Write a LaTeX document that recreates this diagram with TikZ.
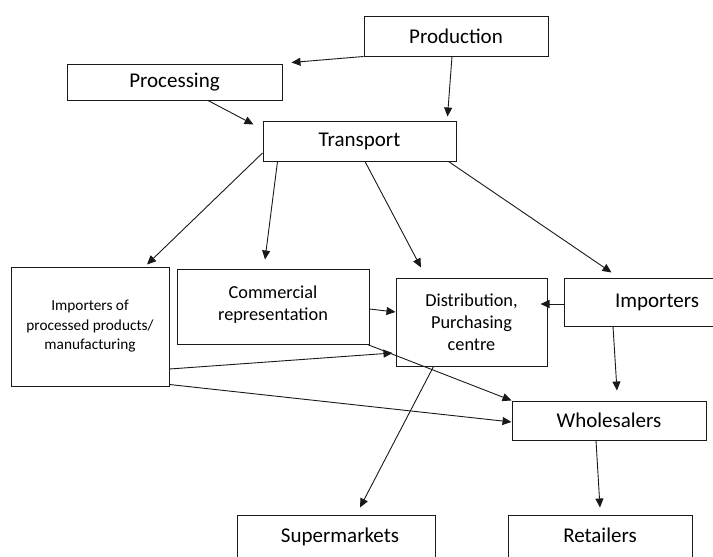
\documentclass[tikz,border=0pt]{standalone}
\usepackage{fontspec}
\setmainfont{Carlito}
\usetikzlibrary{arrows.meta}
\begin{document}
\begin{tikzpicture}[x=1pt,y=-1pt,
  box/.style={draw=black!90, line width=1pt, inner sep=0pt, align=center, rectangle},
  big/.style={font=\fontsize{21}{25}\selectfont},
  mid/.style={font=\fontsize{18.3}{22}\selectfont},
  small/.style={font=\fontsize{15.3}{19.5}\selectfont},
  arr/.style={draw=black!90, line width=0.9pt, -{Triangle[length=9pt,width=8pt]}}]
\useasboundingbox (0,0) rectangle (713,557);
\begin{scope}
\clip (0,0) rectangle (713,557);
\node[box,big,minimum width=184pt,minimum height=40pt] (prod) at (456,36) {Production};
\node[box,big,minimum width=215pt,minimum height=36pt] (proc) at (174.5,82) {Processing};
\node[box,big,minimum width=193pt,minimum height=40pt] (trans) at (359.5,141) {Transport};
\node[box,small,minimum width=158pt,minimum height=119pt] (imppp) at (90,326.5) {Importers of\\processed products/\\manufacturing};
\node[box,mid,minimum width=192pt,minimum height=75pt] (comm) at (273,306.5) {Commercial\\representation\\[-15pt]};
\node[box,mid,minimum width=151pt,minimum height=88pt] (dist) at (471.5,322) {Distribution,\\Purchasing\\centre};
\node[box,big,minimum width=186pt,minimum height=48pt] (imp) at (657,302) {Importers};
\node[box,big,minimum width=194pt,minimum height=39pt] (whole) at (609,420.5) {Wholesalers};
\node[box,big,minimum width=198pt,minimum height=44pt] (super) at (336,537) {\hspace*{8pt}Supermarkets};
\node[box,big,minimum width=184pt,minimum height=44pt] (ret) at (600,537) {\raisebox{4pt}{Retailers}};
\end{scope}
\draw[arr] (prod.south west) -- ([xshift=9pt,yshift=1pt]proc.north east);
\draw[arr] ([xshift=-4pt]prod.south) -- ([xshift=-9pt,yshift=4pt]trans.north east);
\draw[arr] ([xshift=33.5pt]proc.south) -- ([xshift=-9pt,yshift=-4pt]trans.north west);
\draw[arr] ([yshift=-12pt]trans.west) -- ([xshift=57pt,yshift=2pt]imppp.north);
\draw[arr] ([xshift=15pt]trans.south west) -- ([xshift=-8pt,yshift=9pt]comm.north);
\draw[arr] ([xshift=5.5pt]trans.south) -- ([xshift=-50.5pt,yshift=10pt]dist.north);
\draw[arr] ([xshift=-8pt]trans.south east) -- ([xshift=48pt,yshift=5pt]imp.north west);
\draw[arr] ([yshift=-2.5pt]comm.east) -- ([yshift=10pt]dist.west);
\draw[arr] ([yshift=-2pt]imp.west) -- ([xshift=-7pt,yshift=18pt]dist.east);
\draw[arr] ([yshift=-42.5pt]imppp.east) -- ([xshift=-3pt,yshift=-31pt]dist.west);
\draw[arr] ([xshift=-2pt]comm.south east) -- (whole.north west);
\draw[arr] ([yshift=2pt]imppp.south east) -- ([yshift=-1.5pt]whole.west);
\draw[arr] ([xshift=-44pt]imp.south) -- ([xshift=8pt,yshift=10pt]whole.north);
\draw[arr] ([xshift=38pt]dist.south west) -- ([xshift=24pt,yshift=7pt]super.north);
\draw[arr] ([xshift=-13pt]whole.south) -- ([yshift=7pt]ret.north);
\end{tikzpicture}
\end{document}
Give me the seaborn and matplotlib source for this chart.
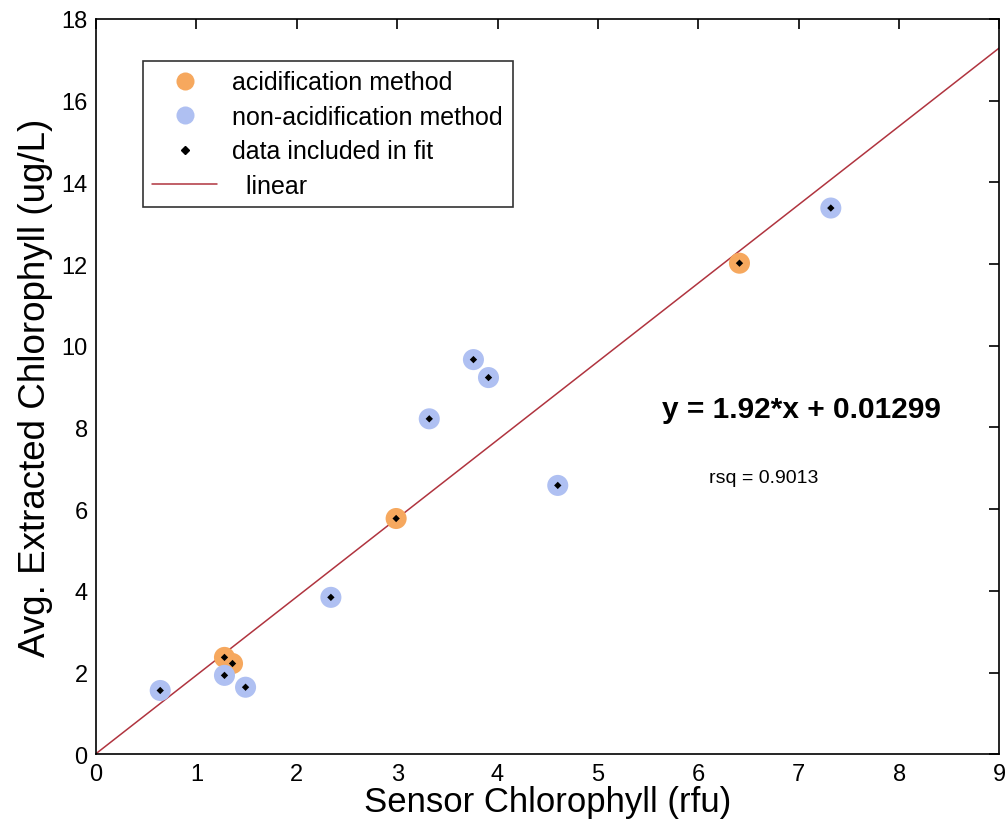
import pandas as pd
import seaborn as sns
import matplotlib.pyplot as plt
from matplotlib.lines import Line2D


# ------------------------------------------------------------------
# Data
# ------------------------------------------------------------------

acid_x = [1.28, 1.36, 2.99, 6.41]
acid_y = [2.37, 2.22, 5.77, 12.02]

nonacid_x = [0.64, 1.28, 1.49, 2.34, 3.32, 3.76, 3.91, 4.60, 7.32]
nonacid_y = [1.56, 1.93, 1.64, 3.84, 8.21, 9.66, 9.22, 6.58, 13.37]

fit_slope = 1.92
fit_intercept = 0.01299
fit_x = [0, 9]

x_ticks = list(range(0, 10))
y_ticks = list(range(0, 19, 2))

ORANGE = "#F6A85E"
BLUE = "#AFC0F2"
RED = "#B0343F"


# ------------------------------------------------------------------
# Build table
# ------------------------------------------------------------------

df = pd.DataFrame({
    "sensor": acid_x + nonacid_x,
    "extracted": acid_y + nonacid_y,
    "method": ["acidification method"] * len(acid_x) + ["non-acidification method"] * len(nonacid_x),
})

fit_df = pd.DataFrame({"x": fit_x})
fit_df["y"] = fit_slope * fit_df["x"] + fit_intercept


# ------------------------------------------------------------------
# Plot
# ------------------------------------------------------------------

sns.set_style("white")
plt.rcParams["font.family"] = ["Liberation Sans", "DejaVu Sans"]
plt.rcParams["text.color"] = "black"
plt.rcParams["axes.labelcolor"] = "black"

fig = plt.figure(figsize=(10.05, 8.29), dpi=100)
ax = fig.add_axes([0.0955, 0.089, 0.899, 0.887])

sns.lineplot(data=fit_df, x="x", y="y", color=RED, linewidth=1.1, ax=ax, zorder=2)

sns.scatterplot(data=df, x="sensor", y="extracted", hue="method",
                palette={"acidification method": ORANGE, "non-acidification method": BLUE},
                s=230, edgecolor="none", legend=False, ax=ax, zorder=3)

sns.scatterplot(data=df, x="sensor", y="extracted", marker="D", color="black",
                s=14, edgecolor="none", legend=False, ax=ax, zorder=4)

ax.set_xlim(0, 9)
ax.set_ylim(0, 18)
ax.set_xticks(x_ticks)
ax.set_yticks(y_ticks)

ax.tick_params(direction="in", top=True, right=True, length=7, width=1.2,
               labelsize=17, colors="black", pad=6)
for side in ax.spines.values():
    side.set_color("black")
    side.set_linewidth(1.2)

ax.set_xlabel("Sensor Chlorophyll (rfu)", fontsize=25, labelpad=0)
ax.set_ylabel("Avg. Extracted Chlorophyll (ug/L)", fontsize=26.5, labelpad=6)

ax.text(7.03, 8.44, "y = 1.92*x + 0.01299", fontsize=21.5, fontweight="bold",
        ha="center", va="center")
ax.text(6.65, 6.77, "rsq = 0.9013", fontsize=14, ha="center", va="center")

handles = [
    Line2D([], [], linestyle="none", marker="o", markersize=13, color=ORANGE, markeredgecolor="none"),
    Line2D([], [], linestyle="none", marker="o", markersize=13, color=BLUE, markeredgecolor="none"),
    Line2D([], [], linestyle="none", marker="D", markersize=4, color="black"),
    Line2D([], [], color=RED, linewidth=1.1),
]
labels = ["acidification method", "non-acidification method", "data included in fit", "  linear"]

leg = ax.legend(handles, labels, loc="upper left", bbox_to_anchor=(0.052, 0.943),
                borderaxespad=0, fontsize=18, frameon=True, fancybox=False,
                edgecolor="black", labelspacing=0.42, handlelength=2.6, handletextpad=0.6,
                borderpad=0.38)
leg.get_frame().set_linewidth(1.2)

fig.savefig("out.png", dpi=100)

==

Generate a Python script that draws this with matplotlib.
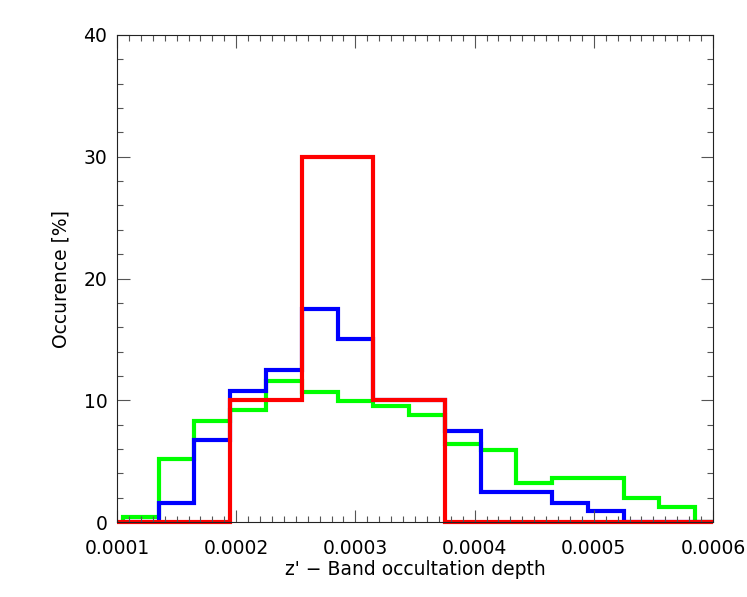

[BRIEF] In the listing above, find the line containing "Give me the" and the line containing "9.22, 6.58, 13.37]", then write out both of them and every line between, exactly, with no pictures.

[COMPLETED TASK]
Give me the seaborn and matplotlib source for this chart.
import pandas as pd
import seaborn as sns
import matplotlib.pyplot as plt
from matplotlib.lines import Line2D


# ------------------------------------------------------------------
# Data
# ------------------------------------------------------------------

acid_x = [1.28, 1.36, 2.99, 6.41]
acid_y = [2.37, 2.22, 5.77, 12.02]

nonacid_x = [0.64, 1.28, 1.49, 2.34, 3.32, 3.76, 3.91, 4.60, 7.32]
nonacid_y = [1.56, 1.93, 1.64, 3.84, 8.21, 9.66, 9.22, 6.58, 13.37]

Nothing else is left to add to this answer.